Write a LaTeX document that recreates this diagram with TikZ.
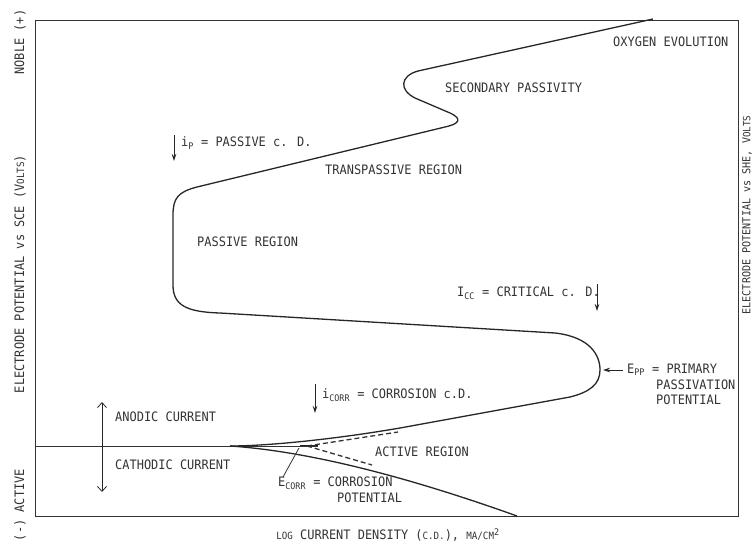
\documentclass[tikz,border=0pt]{standalone}
\usepackage{fontspec}
\setmainfont{DejaVu Sans Mono}[FakeStretch=0.92]
\usetikzlibrary{arrows.meta}
\newcommand\smc[1]{{\fontsize{10}{12}\selectfont #1}}
\begin{document}
\begin{tikzpicture}[x=1pt,y=-1pt,
  lbl/.style={font=\fontsize{13}{14}\selectfont, inner sep=0pt, anchor=west, text=black!80},
  vlbl/.style={lbl, rotate=90, anchor=center},
  curve/.style={line width=1.3pt, black!85, line join=round},
  thinline/.style={line width=0.8pt, black!80},
  dashline/.style={line width=1.3pt, black!80, dash pattern=on 5pt off 3pt},
  arr/.style={-{Stealth[length=7pt,width=4.5pt]}, line width=0.8pt, black!85},
  dblarr/.style={{Straight Barb[length=5pt,width=9pt]}-{Straight Barb[length=5pt,width=9pt]}, line width=0.8pt, black!85}
]
\useasboundingbox (0,0) rectangle (755,549);

% frame and zero-current axis
\draw[thinline] (35,20) rectangle (738,516);
\coordinate (ax0) at (35,446);
\coordinate (ax1) at (318,446);
\draw[thinline] (ax0) -- (ax1);

% anodic polarization curve
\draw[curve] (653,19) -- (418,71)
  .. controls (400,76) and (399,90) .. (415,98)
  -- (450,113)
  .. controls (463,119) and (459,124) .. (445,127)
  -- (197,187)
  .. controls (178,192) and (173,198) .. (173,215)
  -- (173,285)
  .. controls (173,305) and (186,312) .. (220,313)
  -- (555,333)
  .. controls (590,337) and (600,355) .. (600,370)
  .. controls (600,384) and (590,392) .. (570,397)
  -- (400,428)
  .. controls (330,440) and (265,446) .. (230,446);

% cathodic curve
\draw[curve] (230,446) .. controls (290,450) and (380,467) .. (517,516);

% extrapolated Tafel lines
\coordinate (ecp) at (307,446);
\coordinate (da) at (398,432);
\coordinate (dc) at (372,465);
\draw[dashline] (ecp) -- (da);
\draw[dashline] (ecp) -- (dc);
\draw[line width=1.8pt, black!85] (300,445.5) -- (318,445.5);
\coordinate (ecl0) at (283,477);
\coordinate (ecl1) at (299,448);
\draw[thinline] (ecl0) -- (ecl1);

% axis labels
\node[vlbl] (noble) at (20,42) {NOBLE (+)};
\node[vlbl] (ylab) at (20,274) {ELECTRODE POTENTIAL vs SCE (V\smc{OLTS})};
\node[vlbl] (active) at (20,505) {(-) ACTIVE};
\node[vlbl, font=\fontsize{11}{12}\selectfont] (ylab2) at (747,215) {ELECTRODE POTENTIAL vs SHE, V\smc{OLTS}};
\node[lbl, anchor=center] (xlab) at (388,535) {\smc{LOG} CURRENT DENSITY (\smc{C.D.}), \smc{MA/CM}\textsuperscript{2}};

% region labels
\node[lbl] (oxy) at (613,42) {OXYGEN EVOLUTION};
\node[lbl] (sec) at (445,88) {SECONDARY PASSIVITY};
\node[lbl] (trans) at (325,170) {TRANSPASSIVE REGION};
\node[lbl] (passive) at (197,242) {PASSIVE REGION};
\node[lbl] (actreg) at (375,452) {ACTIVE REGION};

% i_P
\coordinate (ip1) at (174,135);
\coordinate (ip2) at (174,161);
\draw[arr] (ip1) -- (ip2);
\node[lbl] (ip) at (181,143) {i\textsubscript{P} = PASSIVE c. D.};

% I_CC
\node[lbl] (icc) at (457,293) {I\textsubscript{CC} = CRITICAL c. D.};
\coordinate (icc1) at (597,284);
\coordinate (icc2) at (597,311);
\draw[arr] (icc1) -- (icc2);

% E_PP
\coordinate (epp1) at (623,370);
\coordinate (epp2) at (603,370);
\draw[arr] (epp1) -- (epp2);
\node[lbl] (epp) at (627,370) {E\textsubscript{PP} = PRIMARY};
\node[lbl] (eppb) at (656,385) {PASSIVATION};
\node[lbl] (eppc) at (656,400) {POTENTIAL};

% i_CORR
\coordinate (ic1) at (315,384);
\coordinate (ic2) at (315,413);
\draw[arr] (ic1) -- (ic2);
\node[lbl] (icorr) at (322,395) {i\textsubscript{CORR} = CORROSION c.D.};

% anodic / cathodic
\coordinate (ac1) at (102,402);
\coordinate (ac2) at (102,492);
\draw[dblarr] (ac1) -- (ac2);
\node[lbl] (anodic) at (115,417) {ANODIC CURRENT};
\node[lbl] (cath) at (115,465) {CATHODIC CURRENT};

% E_CORR
\node[lbl] (ecorr) at (278,483) {E\textsubscript{CORR} = CORROSION};
\node[lbl] (ecorrb) at (337,498) {POTENTIAL};
\end{tikzpicture}
\end{document}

☆ ☆ ☆ ☆ ☆ ☆ ☆

[Work to complete] Repeat the material above verbatim, with no pictures in the output.

[The reply]
Write a LaTeX document that recreates this diagram with TikZ.
\documentclass[tikz,border=0pt]{standalone}
\usepackage{fontspec}
\setmainfont{DejaVu Sans Mono}[FakeStretch=0.92]
\usetikzlibrary{arrows.meta}
\newcommand\smc[1]{{\fontsize{10}{12}\selectfont #1}}
\begin{document}
\begin{tikzpicture}[x=1pt,y=-1pt,
  lbl/.style={font=\fontsize{13}{14}\selectfont, inner sep=0pt, anchor=west, text=black!80},
  vlbl/.style={lbl, rotate=90, anchor=center},
  curve/.style={line width=1.3pt, black!85, line join=round},
  thinline/.style={line width=0.8pt, black!80},
  dashline/.style={line width=1.3pt, black!80, dash pattern=on 5pt off 3pt},
  arr/.style={-{Stealth[length=7pt,width=4.5pt]}, line width=0.8pt, black!85},
  dblarr/.style={{Straight Barb[length=5pt,width=9pt]}-{Straight Barb[length=5pt,width=9pt]}, line width=0.8pt, black!85}
]
\useasboundingbox (0,0) rectangle (755,549);

% frame and zero-current axis
\draw[thinline] (35,20) rectangle (738,516);
\coordinate (ax0) at (35,446);
\coordinate (ax1) at (318,446);
\draw[thinline] (ax0) -- (ax1);

% anodic polarization curve
\draw[curve] (653,19) -- (418,71)
  .. controls (400,76) and (399,90) .. (415,98)
  -- (450,113)
  .. controls (463,119) and (459,124) .. (445,127)
  -- (197,187)
  .. controls (178,192) and (173,198) .. (173,215)
  -- (173,285)
  .. controls (173,305) and (186,312) .. (220,313)
  -- (555,333)
  .. controls (590,337) and (600,355) .. (600,370)
  .. controls (600,384) and (590,392) .. (570,397)
  -- (400,428)
  .. controls (330,440) and (265,446) .. (230,446);

% cathodic curve
\draw[curve] (230,446) .. controls (290,450) and (380,467) .. (517,516);

% extrapolated Tafel lines
\coordinate (ecp) at (307,446);
\coordinate (da) at (398,432);
\coordinate (dc) at (372,465);
\draw[dashline] (ecp) -- (da);
\draw[dashline] (ecp) -- (dc);
\draw[line width=1.8pt, black!85] (300,445.5) -- (318,445.5);
\coordinate (ecl0) at (283,477);
\coordinate (ecl1) at (299,448);
\draw[thinline] (ecl0) -- (ecl1);

% axis labels
\node[vlbl] (noble) at (20,42) {NOBLE (+)};
\node[vlbl] (ylab) at (20,274) {ELECTRODE POTENTIAL vs SCE (V\smc{OLTS})};
\node[vlbl] (active) at (20,505) {(-) ACTIVE};
\node[vlbl, font=\fontsize{11}{12}\selectfont] (ylab2) at (747,215) {ELECTRODE POTENTIAL vs SHE, V\smc{OLTS}};
\node[lbl, anchor=center] (xlab) at (388,535) {\smc{LOG} CURRENT DENSITY (\smc{C.D.}), \smc{MA/CM}\textsuperscript{2}};

% region labels
\node[lbl] (oxy) at (613,42) {OXYGEN EVOLUTION};
\node[lbl] (sec) at (445,88) {SECONDARY PASSIVITY};
\node[lbl] (trans) at (325,170) {TRANSPASSIVE REGION};
\node[lbl] (passive) at (197,242) {PASSIVE REGION};
\node[lbl] (actreg) at (375,452) {ACTIVE REGION};

% i_P
\coordinate (ip1) at (174,135);
\coordinate (ip2) at (174,161);
\draw[arr] (ip1) -- (ip2);
\node[lbl] (ip) at (181,143) {i\textsubscript{P} = PASSIVE c. D.};

% I_CC
\node[lbl] (icc) at (457,293) {I\textsubscript{CC} = CRITICAL c. D.};
\coordinate (icc1) at (597,284);
\coordinate (icc2) at (597,311);
\draw[arr] (icc1) -- (icc2);

% E_PP
\coordinate (epp1) at (623,370);
\coordinate (epp2) at (603,370);
\draw[arr] (epp1) -- (epp2);
\node[lbl] (epp) at (627,370) {E\textsubscript{PP} = PRIMARY};
\node[lbl] (eppb) at (656,385) {PASSIVATION};
\node[lbl] (eppc) at (656,400) {POTENTIAL};

% i_CORR
\coordinate (ic1) at (315,384);
\coordinate (ic2) at (315,413);
\draw[arr] (ic1) -- (ic2);
\node[lbl] (icorr) at (322,395) {i\textsubscript{CORR} = CORROSION c.D.};

% anodic / cathodic
\coordinate (ac1) at (102,402);
\coordinate (ac2) at (102,492);
\draw[dblarr] (ac1) -- (ac2);
\node[lbl] (anodic) at (115,417) {ANODIC CURRENT};
\node[lbl] (cath) at (115,465) {CATHODIC CURRENT};

% E_CORR
\node[lbl] (ecorr) at (278,483) {E\textsubscript{CORR} = CORROSION};
\node[lbl] (ecorrb) at (337,498) {POTENTIAL};
\end{tikzpicture}
\end{document}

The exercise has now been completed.